The Greater Burgan Field, first discovered in 1938, is the second largest oilfield in the world. Production from the Greater Burgan began in 1946 from the Wara reservoir via primary recovery. Recently, field-wide waterflood as a secondary recovery mechanism has been implemented. The current insight on the potential of hybrid low salinity water and polymer flooding in the Greater Burgan is presented. The goal of the Greater Burgan Study team in this enhanced oil recovery (EOR) evaluation program was to compare the benefits of using low salinity waterflood (LSW) and low salinity polymer (LSP) injection as tertiary oil recovery methods in the Wara sandstone reservoir of the Greater Burgan field. The efficacy of low salinity and low salinity polymer injection has been investigated in the laboratory and by conducting a series of single-well chemical tracer (SWCT) tests in one Wara producer. In the field trial carried out on Well A, three separate determinations of residual oil saturation (Sor) were made. The first SWCT test measured waterflood Sor after injecting a slug of high salinity water (HSW) that is compositionally comparable to the produced water utilized field-wide for waterflooding operations. The second and third SWCT tests measured the remaining oil saturation after LSW and LSP, respectively.

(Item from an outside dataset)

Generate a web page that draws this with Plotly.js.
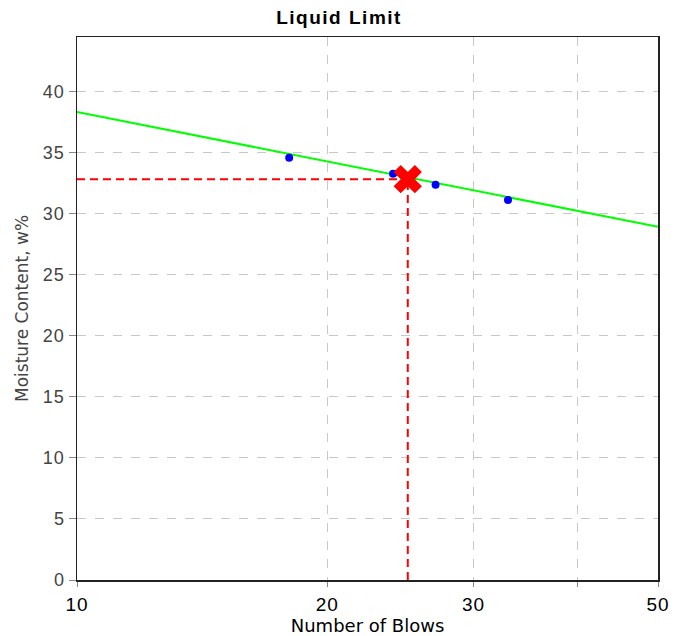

Laboratory corefloods were also performed to evaluate LSW and LSP recoveries and their impacts on injectivity. The injection water salinity, injection design, oil viscosity, and polymer viscosity used in the laboratory experiments were identical to those used in the field SWCT tests. These SWCT test trial results establish a baseline waterflood Sor (i.e., after high salinity water injection) and show that further reductions in Sor may be achieved with low salinity waterflooding and low salinity polymer injection. The laboratory results showed no plugging or injectivity issues during LSW or LSP corefloods. Overall, LSW and LSP were shown to be technically workable tertiary processes in the Greater Burgan.